* **Given exercise**:
Copy all lines in which the word "this" can be found.

* **Data extract**:

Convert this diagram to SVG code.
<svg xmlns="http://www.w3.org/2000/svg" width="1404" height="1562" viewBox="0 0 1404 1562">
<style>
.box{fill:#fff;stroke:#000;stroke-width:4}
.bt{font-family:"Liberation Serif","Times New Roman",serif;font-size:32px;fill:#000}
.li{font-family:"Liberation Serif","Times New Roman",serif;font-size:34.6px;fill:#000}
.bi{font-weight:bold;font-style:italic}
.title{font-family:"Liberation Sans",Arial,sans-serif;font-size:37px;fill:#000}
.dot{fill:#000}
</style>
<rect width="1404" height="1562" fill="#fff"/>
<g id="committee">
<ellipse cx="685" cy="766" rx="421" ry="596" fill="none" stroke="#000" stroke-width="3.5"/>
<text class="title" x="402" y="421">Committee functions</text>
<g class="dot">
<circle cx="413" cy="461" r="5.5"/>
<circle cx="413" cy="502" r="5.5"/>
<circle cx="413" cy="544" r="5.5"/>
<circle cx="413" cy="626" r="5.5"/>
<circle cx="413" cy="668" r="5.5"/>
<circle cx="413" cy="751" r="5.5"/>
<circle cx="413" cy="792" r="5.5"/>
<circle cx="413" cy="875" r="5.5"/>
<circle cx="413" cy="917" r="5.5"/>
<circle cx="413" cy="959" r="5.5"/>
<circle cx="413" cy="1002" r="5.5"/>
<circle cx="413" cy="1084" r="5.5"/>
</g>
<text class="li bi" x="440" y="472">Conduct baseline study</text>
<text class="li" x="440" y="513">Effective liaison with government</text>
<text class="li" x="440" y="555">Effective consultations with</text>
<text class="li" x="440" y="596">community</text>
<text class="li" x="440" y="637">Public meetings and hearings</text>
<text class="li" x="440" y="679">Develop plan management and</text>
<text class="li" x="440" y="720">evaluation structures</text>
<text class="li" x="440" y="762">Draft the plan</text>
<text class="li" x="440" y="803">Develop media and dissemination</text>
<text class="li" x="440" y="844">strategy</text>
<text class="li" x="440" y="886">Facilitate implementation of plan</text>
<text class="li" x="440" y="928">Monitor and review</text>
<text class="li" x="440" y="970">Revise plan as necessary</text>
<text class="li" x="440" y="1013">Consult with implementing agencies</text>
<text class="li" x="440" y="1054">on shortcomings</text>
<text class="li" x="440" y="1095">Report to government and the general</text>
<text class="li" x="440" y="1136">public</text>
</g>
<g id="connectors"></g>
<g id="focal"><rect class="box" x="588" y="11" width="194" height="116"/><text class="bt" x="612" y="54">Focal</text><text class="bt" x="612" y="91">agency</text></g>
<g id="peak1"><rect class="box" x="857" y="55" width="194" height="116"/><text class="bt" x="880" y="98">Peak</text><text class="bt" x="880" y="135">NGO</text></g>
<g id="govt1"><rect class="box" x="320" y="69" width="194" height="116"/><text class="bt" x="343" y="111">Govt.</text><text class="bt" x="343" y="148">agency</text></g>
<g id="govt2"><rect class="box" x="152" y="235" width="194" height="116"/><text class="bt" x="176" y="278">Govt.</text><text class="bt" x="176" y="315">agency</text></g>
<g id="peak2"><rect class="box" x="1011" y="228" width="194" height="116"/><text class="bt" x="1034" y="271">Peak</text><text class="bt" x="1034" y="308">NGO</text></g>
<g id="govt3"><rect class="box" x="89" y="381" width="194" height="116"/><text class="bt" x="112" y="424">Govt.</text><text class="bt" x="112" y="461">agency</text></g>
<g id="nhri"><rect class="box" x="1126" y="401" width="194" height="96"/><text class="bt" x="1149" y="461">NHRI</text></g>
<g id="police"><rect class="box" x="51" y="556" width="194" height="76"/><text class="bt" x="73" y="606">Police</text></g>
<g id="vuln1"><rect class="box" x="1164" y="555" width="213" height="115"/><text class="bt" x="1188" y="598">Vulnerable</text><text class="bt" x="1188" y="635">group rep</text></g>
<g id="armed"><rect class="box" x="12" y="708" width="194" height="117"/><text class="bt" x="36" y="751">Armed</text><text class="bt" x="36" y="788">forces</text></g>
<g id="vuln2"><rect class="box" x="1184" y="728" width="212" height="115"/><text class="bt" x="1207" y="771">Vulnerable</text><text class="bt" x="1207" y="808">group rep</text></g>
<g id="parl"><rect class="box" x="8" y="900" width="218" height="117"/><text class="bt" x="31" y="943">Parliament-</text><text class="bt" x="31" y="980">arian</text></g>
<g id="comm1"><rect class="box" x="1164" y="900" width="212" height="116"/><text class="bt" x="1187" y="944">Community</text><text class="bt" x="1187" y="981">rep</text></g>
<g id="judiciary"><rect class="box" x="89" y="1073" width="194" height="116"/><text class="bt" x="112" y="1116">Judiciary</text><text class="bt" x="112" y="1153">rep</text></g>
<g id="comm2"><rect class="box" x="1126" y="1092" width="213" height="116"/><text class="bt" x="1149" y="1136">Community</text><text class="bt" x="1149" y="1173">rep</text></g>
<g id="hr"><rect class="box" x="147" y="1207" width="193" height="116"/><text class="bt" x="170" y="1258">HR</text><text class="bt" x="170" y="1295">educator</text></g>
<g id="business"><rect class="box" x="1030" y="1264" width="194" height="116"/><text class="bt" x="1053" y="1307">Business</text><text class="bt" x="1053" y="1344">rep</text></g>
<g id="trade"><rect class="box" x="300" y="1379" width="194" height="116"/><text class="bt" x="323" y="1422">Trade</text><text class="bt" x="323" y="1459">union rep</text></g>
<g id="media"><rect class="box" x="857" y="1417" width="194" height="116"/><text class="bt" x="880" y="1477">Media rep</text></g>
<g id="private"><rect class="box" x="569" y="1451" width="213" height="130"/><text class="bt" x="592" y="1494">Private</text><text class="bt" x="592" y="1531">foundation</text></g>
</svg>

--

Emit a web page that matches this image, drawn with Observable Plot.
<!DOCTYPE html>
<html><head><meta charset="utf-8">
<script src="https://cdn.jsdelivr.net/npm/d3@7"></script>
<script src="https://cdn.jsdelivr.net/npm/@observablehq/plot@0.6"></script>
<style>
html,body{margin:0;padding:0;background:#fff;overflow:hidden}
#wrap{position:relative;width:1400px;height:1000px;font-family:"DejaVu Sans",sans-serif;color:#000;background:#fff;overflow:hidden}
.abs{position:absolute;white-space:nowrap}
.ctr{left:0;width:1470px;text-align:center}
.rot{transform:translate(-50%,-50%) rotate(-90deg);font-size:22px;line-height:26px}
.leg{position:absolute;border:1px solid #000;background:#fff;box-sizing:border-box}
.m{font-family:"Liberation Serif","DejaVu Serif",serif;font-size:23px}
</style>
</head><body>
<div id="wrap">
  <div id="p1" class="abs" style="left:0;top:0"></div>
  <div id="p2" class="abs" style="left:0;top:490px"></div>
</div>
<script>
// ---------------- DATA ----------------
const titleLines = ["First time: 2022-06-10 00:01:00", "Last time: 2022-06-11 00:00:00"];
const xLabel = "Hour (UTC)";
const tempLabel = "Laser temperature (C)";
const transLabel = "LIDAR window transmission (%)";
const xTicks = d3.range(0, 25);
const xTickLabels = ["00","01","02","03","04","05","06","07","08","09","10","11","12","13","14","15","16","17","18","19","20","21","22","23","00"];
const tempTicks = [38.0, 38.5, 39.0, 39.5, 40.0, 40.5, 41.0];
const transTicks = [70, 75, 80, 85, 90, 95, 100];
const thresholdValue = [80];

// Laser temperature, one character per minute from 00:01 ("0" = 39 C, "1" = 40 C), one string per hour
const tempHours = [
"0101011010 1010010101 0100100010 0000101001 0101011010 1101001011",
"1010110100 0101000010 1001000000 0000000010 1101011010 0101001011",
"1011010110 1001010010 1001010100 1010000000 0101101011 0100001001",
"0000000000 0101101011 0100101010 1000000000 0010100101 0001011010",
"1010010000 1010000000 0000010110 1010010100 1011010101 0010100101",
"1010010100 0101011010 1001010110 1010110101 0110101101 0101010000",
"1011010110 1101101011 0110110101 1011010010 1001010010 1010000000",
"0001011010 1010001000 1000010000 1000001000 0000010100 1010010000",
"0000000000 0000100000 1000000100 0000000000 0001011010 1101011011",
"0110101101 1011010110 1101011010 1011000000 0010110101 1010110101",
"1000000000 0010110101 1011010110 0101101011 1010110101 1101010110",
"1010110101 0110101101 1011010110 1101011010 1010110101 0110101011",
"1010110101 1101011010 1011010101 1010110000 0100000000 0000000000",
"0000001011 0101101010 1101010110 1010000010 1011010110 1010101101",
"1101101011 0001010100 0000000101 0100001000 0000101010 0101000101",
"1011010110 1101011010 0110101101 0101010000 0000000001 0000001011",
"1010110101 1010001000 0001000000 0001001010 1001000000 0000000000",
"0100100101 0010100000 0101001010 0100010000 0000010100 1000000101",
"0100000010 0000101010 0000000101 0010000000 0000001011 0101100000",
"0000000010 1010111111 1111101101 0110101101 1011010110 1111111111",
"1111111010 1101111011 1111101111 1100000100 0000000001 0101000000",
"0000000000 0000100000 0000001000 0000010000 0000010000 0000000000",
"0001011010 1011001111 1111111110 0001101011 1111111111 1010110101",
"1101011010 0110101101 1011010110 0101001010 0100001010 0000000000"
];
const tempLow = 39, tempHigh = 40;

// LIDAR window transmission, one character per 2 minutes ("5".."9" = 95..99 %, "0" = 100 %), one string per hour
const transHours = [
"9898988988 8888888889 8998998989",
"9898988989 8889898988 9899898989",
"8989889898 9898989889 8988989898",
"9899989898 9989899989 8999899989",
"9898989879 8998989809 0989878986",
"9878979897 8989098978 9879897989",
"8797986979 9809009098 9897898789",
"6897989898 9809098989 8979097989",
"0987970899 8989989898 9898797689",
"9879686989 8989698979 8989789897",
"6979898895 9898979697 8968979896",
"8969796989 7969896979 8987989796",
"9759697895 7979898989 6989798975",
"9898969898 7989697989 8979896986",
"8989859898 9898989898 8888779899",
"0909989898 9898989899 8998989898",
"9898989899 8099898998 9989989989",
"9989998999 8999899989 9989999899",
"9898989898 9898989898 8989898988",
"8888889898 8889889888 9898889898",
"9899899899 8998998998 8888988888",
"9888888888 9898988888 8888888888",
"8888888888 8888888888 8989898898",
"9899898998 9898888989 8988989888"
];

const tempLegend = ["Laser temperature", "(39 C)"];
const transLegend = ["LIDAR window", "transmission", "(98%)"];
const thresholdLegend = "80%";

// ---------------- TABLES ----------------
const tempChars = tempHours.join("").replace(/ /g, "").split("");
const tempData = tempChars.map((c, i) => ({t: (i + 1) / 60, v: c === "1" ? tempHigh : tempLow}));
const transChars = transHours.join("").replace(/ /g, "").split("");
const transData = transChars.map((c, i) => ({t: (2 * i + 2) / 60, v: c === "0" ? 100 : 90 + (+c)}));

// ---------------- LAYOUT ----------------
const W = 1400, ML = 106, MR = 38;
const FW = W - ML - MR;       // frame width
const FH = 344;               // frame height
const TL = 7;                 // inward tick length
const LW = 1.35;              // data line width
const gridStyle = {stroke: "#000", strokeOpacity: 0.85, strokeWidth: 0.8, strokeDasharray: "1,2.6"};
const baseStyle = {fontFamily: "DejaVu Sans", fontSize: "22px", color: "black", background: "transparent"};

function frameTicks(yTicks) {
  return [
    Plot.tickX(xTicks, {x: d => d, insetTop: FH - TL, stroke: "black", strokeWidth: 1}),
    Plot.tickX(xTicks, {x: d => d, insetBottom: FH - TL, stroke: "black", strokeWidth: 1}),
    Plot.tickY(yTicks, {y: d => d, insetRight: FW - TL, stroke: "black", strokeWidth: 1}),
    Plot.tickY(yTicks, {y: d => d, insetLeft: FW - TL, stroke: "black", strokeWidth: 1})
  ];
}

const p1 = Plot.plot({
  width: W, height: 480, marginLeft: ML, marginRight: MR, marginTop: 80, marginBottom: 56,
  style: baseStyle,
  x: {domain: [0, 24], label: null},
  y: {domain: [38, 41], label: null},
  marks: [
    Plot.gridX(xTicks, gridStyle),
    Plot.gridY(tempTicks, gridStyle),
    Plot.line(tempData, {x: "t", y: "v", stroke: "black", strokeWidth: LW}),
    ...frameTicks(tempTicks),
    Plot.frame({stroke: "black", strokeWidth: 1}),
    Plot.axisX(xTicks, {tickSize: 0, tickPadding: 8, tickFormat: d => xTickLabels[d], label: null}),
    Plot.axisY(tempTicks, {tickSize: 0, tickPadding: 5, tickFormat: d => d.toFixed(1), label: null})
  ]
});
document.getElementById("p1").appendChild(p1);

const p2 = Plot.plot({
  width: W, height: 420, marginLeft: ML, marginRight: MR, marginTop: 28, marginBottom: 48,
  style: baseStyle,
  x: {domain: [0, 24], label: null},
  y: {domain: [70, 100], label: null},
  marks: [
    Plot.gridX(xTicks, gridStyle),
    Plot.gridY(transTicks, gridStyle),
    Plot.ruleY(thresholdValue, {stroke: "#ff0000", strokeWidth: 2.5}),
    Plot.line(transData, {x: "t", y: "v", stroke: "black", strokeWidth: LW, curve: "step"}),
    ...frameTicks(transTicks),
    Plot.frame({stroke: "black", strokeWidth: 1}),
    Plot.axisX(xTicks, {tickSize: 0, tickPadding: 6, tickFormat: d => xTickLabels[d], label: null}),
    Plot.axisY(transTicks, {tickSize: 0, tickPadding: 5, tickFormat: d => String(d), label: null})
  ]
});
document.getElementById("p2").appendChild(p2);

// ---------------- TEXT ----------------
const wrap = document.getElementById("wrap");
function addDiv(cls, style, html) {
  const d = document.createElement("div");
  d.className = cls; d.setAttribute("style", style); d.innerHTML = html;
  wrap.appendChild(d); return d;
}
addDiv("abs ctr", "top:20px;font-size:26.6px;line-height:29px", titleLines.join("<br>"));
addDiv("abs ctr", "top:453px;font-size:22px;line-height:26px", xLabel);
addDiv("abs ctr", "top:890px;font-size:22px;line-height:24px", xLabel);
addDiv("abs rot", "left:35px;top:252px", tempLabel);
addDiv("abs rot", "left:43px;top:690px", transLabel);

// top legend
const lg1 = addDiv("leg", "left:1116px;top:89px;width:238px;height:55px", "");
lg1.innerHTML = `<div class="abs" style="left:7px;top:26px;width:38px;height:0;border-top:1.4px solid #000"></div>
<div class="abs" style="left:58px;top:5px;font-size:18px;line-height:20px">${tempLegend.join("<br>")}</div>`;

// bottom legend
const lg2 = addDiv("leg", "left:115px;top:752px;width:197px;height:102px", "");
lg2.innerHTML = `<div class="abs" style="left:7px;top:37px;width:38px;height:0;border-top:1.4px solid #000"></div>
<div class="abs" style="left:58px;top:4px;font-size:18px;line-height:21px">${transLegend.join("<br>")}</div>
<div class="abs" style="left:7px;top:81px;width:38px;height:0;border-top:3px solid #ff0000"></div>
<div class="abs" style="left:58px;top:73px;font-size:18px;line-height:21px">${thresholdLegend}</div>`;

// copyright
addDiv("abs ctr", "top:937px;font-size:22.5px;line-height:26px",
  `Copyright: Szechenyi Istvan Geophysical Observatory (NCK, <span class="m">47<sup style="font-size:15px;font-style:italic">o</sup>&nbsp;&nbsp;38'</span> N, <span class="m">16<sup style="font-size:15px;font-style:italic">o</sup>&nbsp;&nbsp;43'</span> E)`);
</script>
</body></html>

...

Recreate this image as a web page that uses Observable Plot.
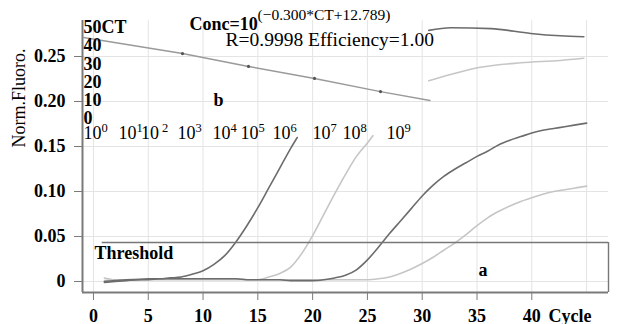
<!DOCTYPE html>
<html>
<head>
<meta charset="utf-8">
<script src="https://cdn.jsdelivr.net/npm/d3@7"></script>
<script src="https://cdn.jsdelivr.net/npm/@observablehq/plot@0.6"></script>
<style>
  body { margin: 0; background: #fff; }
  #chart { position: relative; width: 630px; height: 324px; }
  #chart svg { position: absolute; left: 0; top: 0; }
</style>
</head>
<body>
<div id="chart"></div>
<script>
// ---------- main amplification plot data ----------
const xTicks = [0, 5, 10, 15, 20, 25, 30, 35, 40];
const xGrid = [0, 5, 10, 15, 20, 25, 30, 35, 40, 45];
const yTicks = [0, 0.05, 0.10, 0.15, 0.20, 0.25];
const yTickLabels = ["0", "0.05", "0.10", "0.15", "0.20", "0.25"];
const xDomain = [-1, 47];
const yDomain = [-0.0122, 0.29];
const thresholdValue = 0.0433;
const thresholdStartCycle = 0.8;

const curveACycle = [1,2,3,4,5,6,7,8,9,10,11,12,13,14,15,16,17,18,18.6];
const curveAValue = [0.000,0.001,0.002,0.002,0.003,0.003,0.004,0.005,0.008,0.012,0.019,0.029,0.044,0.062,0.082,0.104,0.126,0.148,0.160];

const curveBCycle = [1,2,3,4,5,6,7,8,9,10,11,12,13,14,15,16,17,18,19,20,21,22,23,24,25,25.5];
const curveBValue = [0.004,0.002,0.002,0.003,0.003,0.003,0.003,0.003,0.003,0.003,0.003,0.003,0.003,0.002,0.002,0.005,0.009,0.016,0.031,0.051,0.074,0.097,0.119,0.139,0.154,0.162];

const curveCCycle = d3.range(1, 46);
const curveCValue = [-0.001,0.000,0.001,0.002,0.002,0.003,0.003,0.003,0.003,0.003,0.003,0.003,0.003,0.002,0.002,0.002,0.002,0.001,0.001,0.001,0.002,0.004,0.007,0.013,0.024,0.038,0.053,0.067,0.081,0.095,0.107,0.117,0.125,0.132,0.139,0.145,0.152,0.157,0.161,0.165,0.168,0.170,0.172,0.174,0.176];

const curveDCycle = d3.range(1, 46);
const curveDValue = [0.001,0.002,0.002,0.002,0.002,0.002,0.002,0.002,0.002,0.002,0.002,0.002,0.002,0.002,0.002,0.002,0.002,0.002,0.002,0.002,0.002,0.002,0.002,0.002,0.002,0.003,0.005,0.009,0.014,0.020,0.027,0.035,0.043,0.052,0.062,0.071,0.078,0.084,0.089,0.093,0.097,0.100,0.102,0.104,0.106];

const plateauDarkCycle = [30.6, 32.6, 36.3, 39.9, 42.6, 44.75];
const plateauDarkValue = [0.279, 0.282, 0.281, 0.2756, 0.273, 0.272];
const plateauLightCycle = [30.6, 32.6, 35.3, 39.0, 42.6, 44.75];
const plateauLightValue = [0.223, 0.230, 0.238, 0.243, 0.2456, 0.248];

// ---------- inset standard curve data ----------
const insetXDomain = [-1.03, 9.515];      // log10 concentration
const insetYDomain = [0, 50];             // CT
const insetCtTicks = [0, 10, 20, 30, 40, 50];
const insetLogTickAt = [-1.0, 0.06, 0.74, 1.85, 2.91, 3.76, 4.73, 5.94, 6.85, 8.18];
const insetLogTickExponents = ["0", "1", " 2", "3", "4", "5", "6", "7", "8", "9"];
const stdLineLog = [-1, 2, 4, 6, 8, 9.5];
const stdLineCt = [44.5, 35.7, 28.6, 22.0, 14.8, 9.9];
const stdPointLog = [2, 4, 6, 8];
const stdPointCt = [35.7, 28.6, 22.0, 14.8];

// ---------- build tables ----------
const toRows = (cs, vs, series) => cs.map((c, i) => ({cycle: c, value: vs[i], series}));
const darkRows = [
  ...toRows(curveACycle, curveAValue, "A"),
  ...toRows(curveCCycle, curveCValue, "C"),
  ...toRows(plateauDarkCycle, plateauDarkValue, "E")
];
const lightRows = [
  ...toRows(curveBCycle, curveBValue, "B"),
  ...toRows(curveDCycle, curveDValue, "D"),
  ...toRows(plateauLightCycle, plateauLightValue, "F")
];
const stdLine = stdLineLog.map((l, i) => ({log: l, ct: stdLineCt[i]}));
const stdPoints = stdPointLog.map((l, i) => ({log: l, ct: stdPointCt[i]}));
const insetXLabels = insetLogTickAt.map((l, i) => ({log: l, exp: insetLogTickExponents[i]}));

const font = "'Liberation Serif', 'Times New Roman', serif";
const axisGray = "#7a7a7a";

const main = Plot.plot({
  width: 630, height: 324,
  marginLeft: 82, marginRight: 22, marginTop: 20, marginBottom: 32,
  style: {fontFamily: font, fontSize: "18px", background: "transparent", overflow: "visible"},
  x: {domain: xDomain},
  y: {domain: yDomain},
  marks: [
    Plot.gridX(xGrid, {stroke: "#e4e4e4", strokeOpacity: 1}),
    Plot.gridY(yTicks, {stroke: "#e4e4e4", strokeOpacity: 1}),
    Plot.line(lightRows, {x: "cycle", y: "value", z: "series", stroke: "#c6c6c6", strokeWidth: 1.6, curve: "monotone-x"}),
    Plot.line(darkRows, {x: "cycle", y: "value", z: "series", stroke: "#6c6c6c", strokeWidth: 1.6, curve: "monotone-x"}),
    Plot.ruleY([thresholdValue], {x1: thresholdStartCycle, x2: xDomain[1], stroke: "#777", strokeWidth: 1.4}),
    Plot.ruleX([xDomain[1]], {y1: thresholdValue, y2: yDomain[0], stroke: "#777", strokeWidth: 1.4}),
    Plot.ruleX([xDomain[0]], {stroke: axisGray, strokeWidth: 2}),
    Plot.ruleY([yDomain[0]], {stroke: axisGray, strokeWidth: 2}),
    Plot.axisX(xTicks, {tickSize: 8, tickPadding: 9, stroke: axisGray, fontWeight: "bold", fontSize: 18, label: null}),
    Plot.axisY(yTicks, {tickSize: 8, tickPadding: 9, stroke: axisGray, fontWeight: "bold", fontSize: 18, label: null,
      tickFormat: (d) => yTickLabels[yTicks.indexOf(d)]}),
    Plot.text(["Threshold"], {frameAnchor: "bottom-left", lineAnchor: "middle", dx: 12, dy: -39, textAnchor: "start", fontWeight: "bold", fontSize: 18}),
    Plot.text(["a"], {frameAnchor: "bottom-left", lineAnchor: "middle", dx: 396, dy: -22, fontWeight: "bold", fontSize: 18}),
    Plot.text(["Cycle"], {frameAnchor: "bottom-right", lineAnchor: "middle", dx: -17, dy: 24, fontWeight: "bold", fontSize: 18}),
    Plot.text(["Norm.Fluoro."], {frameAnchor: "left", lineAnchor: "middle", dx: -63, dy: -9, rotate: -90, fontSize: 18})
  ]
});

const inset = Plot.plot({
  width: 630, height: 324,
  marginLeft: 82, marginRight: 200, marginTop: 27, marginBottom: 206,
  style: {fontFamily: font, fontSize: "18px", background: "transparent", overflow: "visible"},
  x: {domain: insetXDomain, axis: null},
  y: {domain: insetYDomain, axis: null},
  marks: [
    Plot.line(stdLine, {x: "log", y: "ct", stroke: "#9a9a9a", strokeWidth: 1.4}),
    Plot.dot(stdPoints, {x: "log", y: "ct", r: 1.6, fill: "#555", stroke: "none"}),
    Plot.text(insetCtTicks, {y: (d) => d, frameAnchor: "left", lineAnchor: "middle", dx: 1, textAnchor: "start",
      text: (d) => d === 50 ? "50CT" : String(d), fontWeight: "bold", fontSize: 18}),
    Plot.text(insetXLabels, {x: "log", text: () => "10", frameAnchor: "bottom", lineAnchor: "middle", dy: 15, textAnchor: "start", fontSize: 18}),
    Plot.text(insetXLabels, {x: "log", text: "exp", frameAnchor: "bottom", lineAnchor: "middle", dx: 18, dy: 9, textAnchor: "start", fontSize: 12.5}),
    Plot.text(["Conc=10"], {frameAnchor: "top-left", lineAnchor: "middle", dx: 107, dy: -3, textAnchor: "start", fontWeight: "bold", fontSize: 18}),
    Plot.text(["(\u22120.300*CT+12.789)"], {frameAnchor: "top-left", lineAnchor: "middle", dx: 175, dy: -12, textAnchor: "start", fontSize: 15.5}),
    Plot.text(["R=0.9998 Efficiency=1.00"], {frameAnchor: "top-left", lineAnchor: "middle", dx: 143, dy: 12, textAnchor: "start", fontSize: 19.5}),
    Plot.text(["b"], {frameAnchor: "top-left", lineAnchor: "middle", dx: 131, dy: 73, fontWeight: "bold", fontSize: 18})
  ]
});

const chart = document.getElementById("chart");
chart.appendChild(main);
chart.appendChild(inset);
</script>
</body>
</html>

* **Result below**:
Convert this diagram to SVG code.
Emit a web page that matches this image, drawn with Observable Plot.
Recreate this image as a web page that uses Observable Plot.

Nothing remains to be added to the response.